If the schema change also changes request or response shape, the rollout has to preserve client compatibility too. That is where migration planning overlaps with API Versioning Without Breaking Clients.


What to Test Before Production

Migration safety is not just “did the SQL run successfully?”

You want confidence in at least four areas.

1. Old code still works after schema expansion

If you add a column or table, confirm the currently deployed version still behaves normally.

2. New code works with mixed-state data

This is where teams often miss bugs. Test rows that are:

  • not backfilled
  • partially backfilled
  • fully backfilled

3. Backfill jobs behave safely under interruption

Pause and resume behavior matters. If the backfill dies halfway, you need to know whether it can restart cleanly.

4. Contract and persistence behavior still hold

If the application boundary is affected, this is a good place for API integration tests that verify real writes, reads, and compatibility behavior. That is the same practical testing boundary discussed in How to Write API Integration Tests.


Monitoring During Rollout

Production migrations should be observed like any other high-risk change.

Watch for:

  • query latency changes
  • lock wait time
  • error rate by endpoint
  • database CPU and I/O
  • replication lag
  • fallback-read frequency
  • backfill progress and retry behavior

If the migration affects critical traffic, define rollback or pause conditions before you start.

“We will see how it looks” is not a rollout strategy.


Common Mistakes

These are the mistakes that repeatedly make schema changes riskier than they need to be:

  • coupling schema removal to the first deploy
  • assuming one deployment wave means one application version
  • backfilling without throttling or resumability
  • enforcing strict constraints before historical data is ready
  • treating rollback as a guaranteed escape hatch
  • forgetting background jobs, admin scripts, and consumers outside the main service
  • shipping the migration without production-oriented monitoring

Most migration failures are not caused by exotic database behavior. They come from sequencing mistakes and hidden dependencies.
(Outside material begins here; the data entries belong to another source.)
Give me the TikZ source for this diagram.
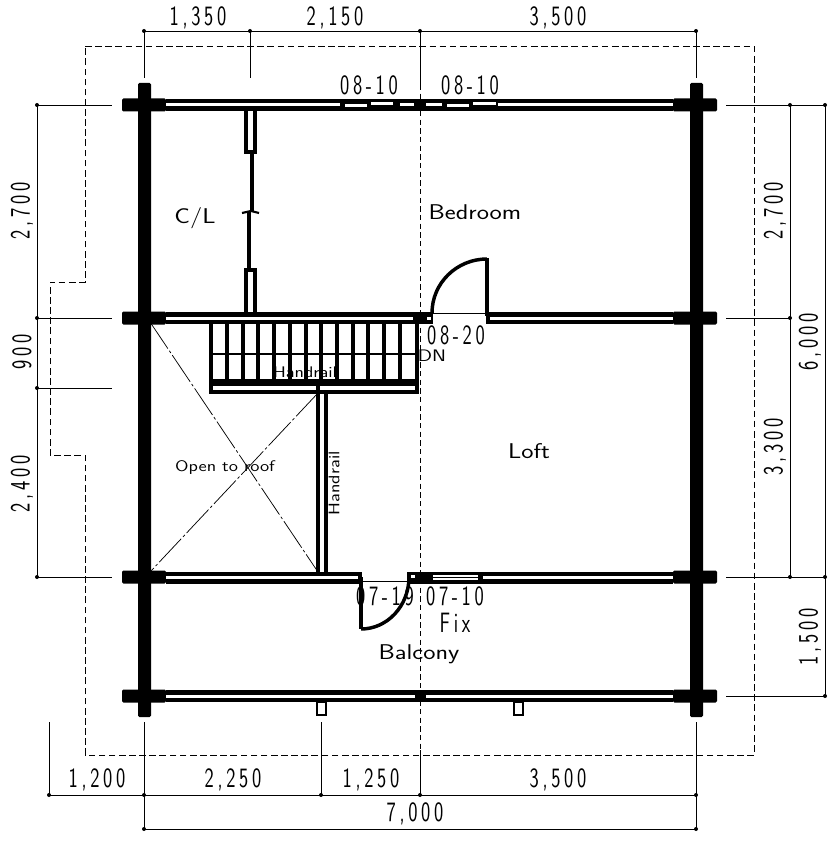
\documentclass[tikz,border=0pt]{standalone}
\usepackage{fontspec}
\setmainfont{Latin Modern Sans}
\newfontfamily\dimfont{Latin Modern Sans}[FakeStretch=0.7,LetterSpace=13]
\newfontfamily\roomfont{Latin Modern Sans}[FakeStretch=1.22]
\usetikzlibrary{calc}

\tikzset{
  wall/.style={fill=black,rounded corners=1pt},
  slot/.style={fill=white},
  thinline/.style={line width=0.65pt},
  roofline/.style={line width=0.65pt,dash pattern=on 5pt off 2.6pt},
  midline/.style={line width=0.65pt,dash pattern=on 4pt off 2.5pt},
  chainline/.style={line width=0.55pt,dash pattern=on 24pt off 2pt on 2pt off 2pt},
  frameline/.style={line width=2.4pt},
  boxline/.style={line width=3pt},
  leaf/.style={line width=2.6pt},
  dimtext/.style={font=\dimfont\fontsize{21}{21}\selectfont,inner sep=0pt},
  roomtext/.style={font=\roomfont\fontsize{16}{16}\selectfont,inner sep=0pt},
  smalltext/.style={font=\roomfont\fontsize{11.5}{11.5}\selectfont,inner sep=0pt},
  dot/.style={circle,fill=black,inner sep=0pt,minimum size=3pt}
}

\begin{document}
\begin{tikzpicture}[x=0.75pt,y=-0.75pt]

\useasboundingbox (0,0) rectangle (839,841);

% roof outline
\draw[roofline] (85,46) -- (754,46) -- (754,755) -- (85,755) -- (85,455) -- (50,455) -- (50,282) -- (85,282) -- cycle;

% centre line
\draw[midline] (420,85) -- (420,750);
\draw[thinline] (420,31) -- (420,85);
\draw[thinline] (420,750) -- (420,795);

% columns
\fill[wall] (138,83) rectangle (151,717);
\fill[wall] (690,83) rectangle (703,717);

% end blocks of the walls
\foreach \wy in {105,318,577,696} {
  \fill[wall] (122,\wy-6.5) rectangle (166,\wy+6.5);
  \fill[wall] (673,\wy-6.5) rectangle (717,\wy+6.5);
}

% top wall
\fill (166,99) rectangle (673,111);
\fill[slot] (166,103.5) rectangle (340,106.5);
\fill[slot] (345,104.5) rectangle (367,107);
\fill[slot] (371,102.5) rectangle (393,105);
\fill[slot] (400,103.5) rectangle (414,106.5);
\fill[slot] (426,103.5) rectangle (442,106.5);
\fill[slot] (447,104.5) rectangle (469,107);
\fill[slot] (473,102.5) rectangle (496,105);
\fill[slot] (498,103.5) rectangle (673,106.5);

% middle wall and door 08-20
\fill (166,312) rectangle (433,324);
\fill (486,312) rectangle (673,324);
\fill[slot] (166,316.5) rectangle (413,319.5);
\fill[slot] (490,316.5) rectangle (673,319.5);
\fill[slot] (427,317) rectangle (431,320);
\draw[thinline] (433,313) -- (486,313);
\draw[frameline] (487,258) -- (487,316);
\draw[leaf] (487,259) arc[start angle=270,end angle=180,x radius=55,y radius=54];

% lower wall, door 07-19 and window 07-10
\fill (166,571.5) rectangle (362,583.5);
\fill (407,571.5) rectangle (433,583.5);
\fill (478,571.5) rectangle (673,583.5);
\fill (433,572) rectangle (478,575);
\fill (433,580) rectangle (478,583.5);
\draw[thinline] (433,577.5) -- (478,577.5);
\draw[thinline] (362,581) -- (407,581);
\fill[slot] (166,575.5) rectangle (358,578.5);
\fill[slot] (411,575) rectangle (415,578);
\fill[slot] (483,575.5) rectangle (673,578.5);
\draw[leaf] (361,577) -- (361,629);
\draw[leaf] (361,629) arc[start angle=90,end angle=0,x radius=48,y radius=52];

% balcony wall and posts
\fill (166,690) rectangle (673,702);
\fill[slot] (166,694.5) rectangle (415,697.5);
\fill[slot] (426,694.5) rectangle (673,697.5);
\foreach \px in {317,514} {
  \draw[line width=1.6pt] (\px,702) rectangle (\px+9,715);
}

% closet partition
\draw[boxline] (246,111) -- (246,152) -- (255,152) -- (255,111);
\draw[boxline] (246,312) -- (246,270) -- (255,270) -- (255,312);
\draw[line width=2.8pt] (252,152) -- (252,212);
\draw[line width=2.6pt] (249,212) -- (249,270);
\draw[line width=1.6pt] (242,213) -- (251,211) -- (259,213);

% stairs
\foreach \tx in {227,243,258,274,290,306,321,337,353,368,384,400} {
  \draw[line width=3pt] (\tx,324) -- (\tx,380);
}
\draw[frameline] (211,323) -- (211,392) -- (417,392) -- (417,323);
\draw[line width=1.6pt] (211,354) -- (417,354);
\draw[line width=4.8pt] (211,382.5) -- (417,382.5);

% handrail
\draw[frameline] (318,386) -- (318,572);
\draw[frameline] (326,392) -- (326,572);

% open to roof
\draw[chainline] (150,322) -- (318,572);
\draw[chainline] (318,393) -- (150,572);

% dimensions, top
\draw[thinline] (144,31) -- (696,31);
\foreach \dx in {144,250,696} {
  \draw[thinline] (\dx,31) -- (\dx,78);
}
\foreach \dx in {144,250,420,696} {
  \node[dot] (t\dx) at (\dx,31) {};
}
\node[dimtext] (dimA) at (198,18) {1,350};
\node[dimtext] (dimB) at (335,18) {2,150};
\node[dimtext] (dimC) at (558,18) {3,500};

% dimensions, left
\draw[thinline] (37,105) -- (37,577);
\foreach \dy in {105,318,388,577} {
  \draw[thinline] (37,\dy) -- (112,\dy);
  \node[dot] (l\dy) at (37,\dy) {};
}
\node[dimtext,rotate=90] (dimD) at (22,211) {2,700};
\node[dimtext,rotate=90] (dimE) at (22,352) {900};
\node[dimtext,rotate=90] (dimF) at (22,484) {2,400};

% dimensions, right
\draw[thinline] (790,105) -- (790,577);
\draw[thinline] (825,105) -- (825,696);
\draw[thinline] (726,105) -- (825,105);
\draw[thinline] (726,318) -- (790,318);
\draw[thinline] (726,577) -- (825,577);
\draw[thinline] (726,696) -- (825,696);
\foreach \dy in {105,318,577} {
  \node[dot] (r\dy) at (790,\dy) {};
}
\foreach \dy in {105,577,696} {
  \node[dot] (s\dy) at (825,\dy) {};
}
\node[dimtext,rotate=90] (dimG) at (775,211) {2,700};
\node[dimtext,rotate=90] (dimH) at (810,342) {6,000};
\node[dimtext,rotate=90] (dimI) at (775,447) {3,300};
\node[dimtext,rotate=90] (dimJ) at (810,637) {1,500};

% dimensions, bottom
\draw[thinline] (49,795) -- (696,795);
\draw[thinline] (144,829) -- (696,829);
\foreach \dx in {49,321} {
  \draw[thinline] (\dx,722) -- (\dx,795);
}
\foreach \dx in {144,696} {
  \draw[thinline] (\dx,722) -- (\dx,829);
  \node[dot] (u\dx) at (\dx,829) {};
}
\foreach \dx in {49,144,321,420,696} {
  \node[dot] (b\dx) at (\dx,795) {};
}
\node[dimtext] (dimK) at (97,780) {1,200};
\node[dimtext] (dimL) at (233,780) {2,250};
\node[dimtext] (dimM) at (371,780) {1,250};
\node[dimtext] (dimN) at (558,780) {3,500};
\node[dimtext] (dimO) at (415,814) {7,000};

% openings
\node[dimtext] (winA) at (369,85) {08-10};
\node[dimtext] (winB) at (470,85) {08-10};
\node[dimtext] (doorA) at (456,335) {08-20};
\node[dimtext] (doorB) at (385,596) {07-19};
\node[dimtext] (winC) at (455,596) {07-10};
\node[dimtext] (fix) at (455,623) {Fix};

% rooms
\node[roomtext] (closet) at (195,218) {C/L};
\node[roomtext] (bedroom) at (475,212) {Bedroom};
\node[roomtext] (loft) at (529,451) {Loft};
\node[roomtext] (balcony) at (419,654) {Balcony};
\node[smalltext] (roof) at (225,468) {Open to roof};
\node[smalltext] (railA) at (305,372) {Handrail};
\node[smalltext,rotate=90] (railB) at (334,483) {Handrail};
\node[smalltext,font=\roomfont\fontsize{12.5}{12.5}\selectfont] (down) at (432,356) {DN};

\end{tikzpicture}
\end{document}
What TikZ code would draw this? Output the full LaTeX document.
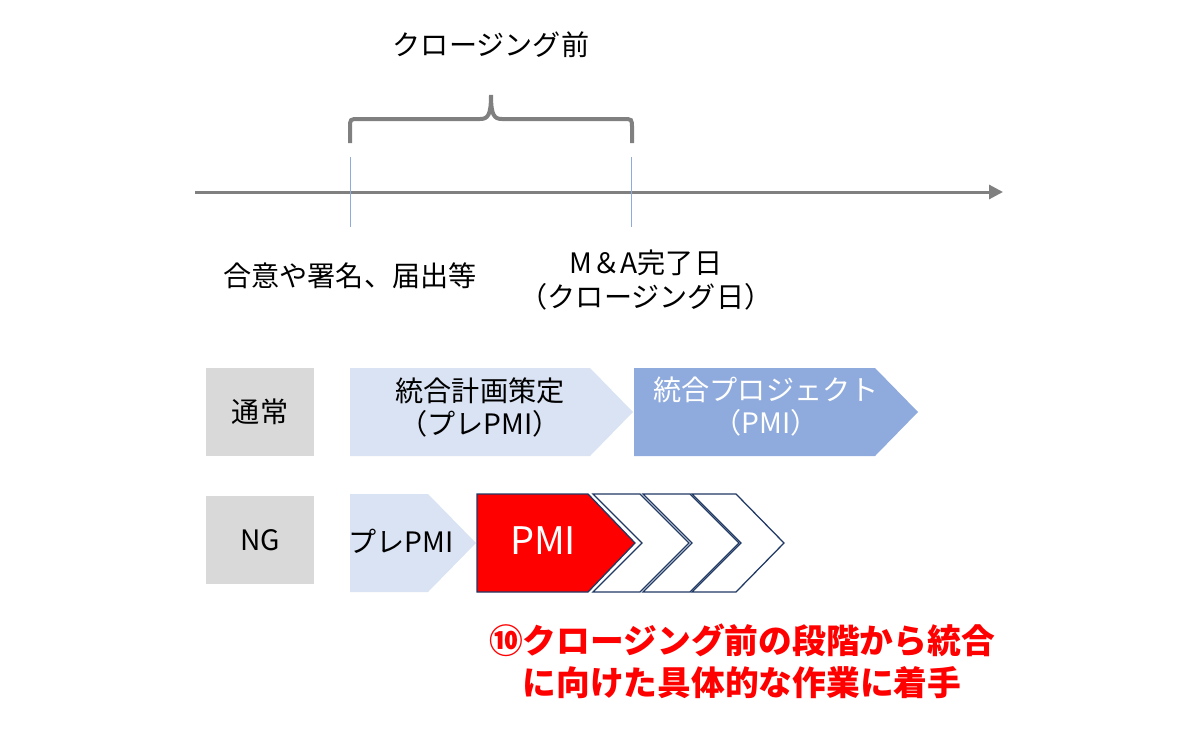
\documentclass[tikz,border=0pt]{standalone}
\usepackage{fontspec}
\setmainfont{Noto Sans CJK JP}
\usetikzlibrary{arrows.meta}
\definecolor{axisgray}{HTML}{808080}
\definecolor{palebl}{HTML}{DAE3F3}
\definecolor{midbl}{HTML}{8FAADC}
\definecolor{navyline}{HTML}{203864}
\definecolor{boxgray}{HTML}{D9D9D9}
\definecolor{alertred}{HTML}{FF0000}

\begin{document}
\begin{tikzpicture}[x=0.025cm, y=-0.025cm,
    txt/.style={font=\fontsize{20}{23.5}\selectfont, align=center, inner sep=0pt},
    rowbox/.style={fill=boxgray, minimum width=2.7cm, minimum height=2.2cm, inner sep=0pt, font=\fontsize{20}{24}\selectfont},
    axis/.style={-{Triangle[length=0.35cm, width=0.35cm]}, line width=0.075cm, axisgray},
    tick/.style={midbl, line width=0.7pt},
    brace/.style={axisgray, line width=0.1cm},
    chev/.style={fill=white, draw=navyline, line width=0.9pt}
]
\useasboundingbox (0,0) rectangle (1200,729);

% time axis
\coordinate (start) at (195,192);
\coordinate (end) at (1003,192);
\draw[axis] (start) -- (end);
\draw[tick] (350,157) -- (350,227);
\draw[tick] (631,157) -- (631,227);

% brace
\draw[brace] (350,143) -- (350,128) .. controls (350,119) .. (359,119) -- (480,119)
  .. controls (488,119) and (491,115) .. (491,95)
  .. controls (491,115) and (494,119) .. (502,119) -- (623,119)
  .. controls (632,119) .. (632,128) -- (632,143);
\node[txt] (before) at (491,45) {クロージング前};

\node[txt] (sign) at (350,276) {合意や署名、届出等};
\node[txt, font=\fontsize{20}{24}\selectfont] (close) at (646,280) {M＆A完了日\\（クロージング日）};

% rows
\node[rowbox] (normal) at (260,412) {通常};
\node[rowbox] (ng) at (260,540) {NG};

\fill[palebl] (350,368) -- (590,368) -- (633,412) -- (590,456) -- (350,456) -- cycle;
\fill[midbl] (634,368) -- (875,368) -- (918,412) -- (875,456) -- (634,456) -- cycle;
\node[txt] (plan) at (480,407) {統合計画策定\\（プレPMI）};
\node[txt, white] (proj) at (766,407) {統合プロジェクト\\（PMI）};

\fill[palebl] (350,494) -- (428,494) -- (476,543) -- (428,592) -- (350,592) -- cycle;
\node[txt] (pre) at (401,541) {プレPMI};
\draw[fill=alertred, draw=navyline, line width=0.9pt] (477,494) -- (588,494) -- (635,543) -- (588,592) -- (477,592) -- cycle;
\node[txt, white, font=\fontsize{27}{30}\selectfont] (pmi) at (543,541) {PMI};
\draw[chev] (593,494) -- (640,494) -- (689,543) -- (640,592) -- (593,592) -- (642,543) -- cycle;
\draw[chev] (643,494) -- (690,494) -- (739,543) -- (690,592) -- (643,592) -- (692,543) -- cycle;
\draw[chev] (692,494) -- (736,494) -- (784,543) -- (736,592) -- (692,592) -- (741,543) -- cycle;

% note
\node[txt, alertred, font=\bfseries\fontsize{24}{30}\selectfont] (note) at (742,661) {⑩クロージング前の段階から統合\\に向けた具体的な作業に着手};
\end{tikzpicture}
\end{document}
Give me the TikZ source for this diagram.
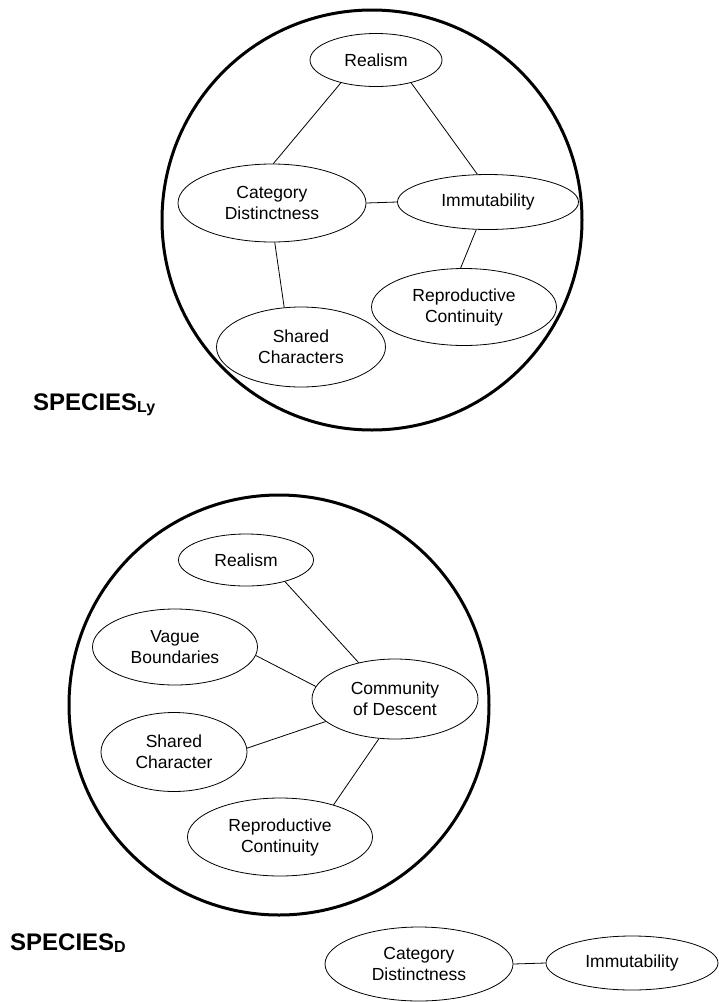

Practical Rollout Checklist

Before shipping:

  1. Confirm whether the change is backward-compatible.
  2. Identify all readers and writers, including jobs and secondary services.
  3. Plan expansion, compatibility period, backfill, read switch, and contraction separately.
  4. Decide how to pause safely if metrics worsen.
  5. Test mixed-state data, not just final state.

During rollout:

  1. Expand first.
  2. Deploy compatibility code.
  3. Backfill gradually.
  4. Switch reads with monitoring.
  5. Remove old writes.
  6. Contract only after stability is proven.

This sequence is usually slower than teams want. It is also much faster than debugging a production outage caused by a “simple” migration.


Closing Reflection

Database migrations become dangerous when they are treated as one-time schema edits instead of staged compatibility changes.

Production systems rarely switch state all at once. Code versions overlap, data moves gradually, and rollback pressure appears at the worst possible time.

The expand-and-contract pattern works because it accepts that reality instead of fighting it.

That is what makes a migration safe: not the absence of change, but the ability to change while the system keeps running.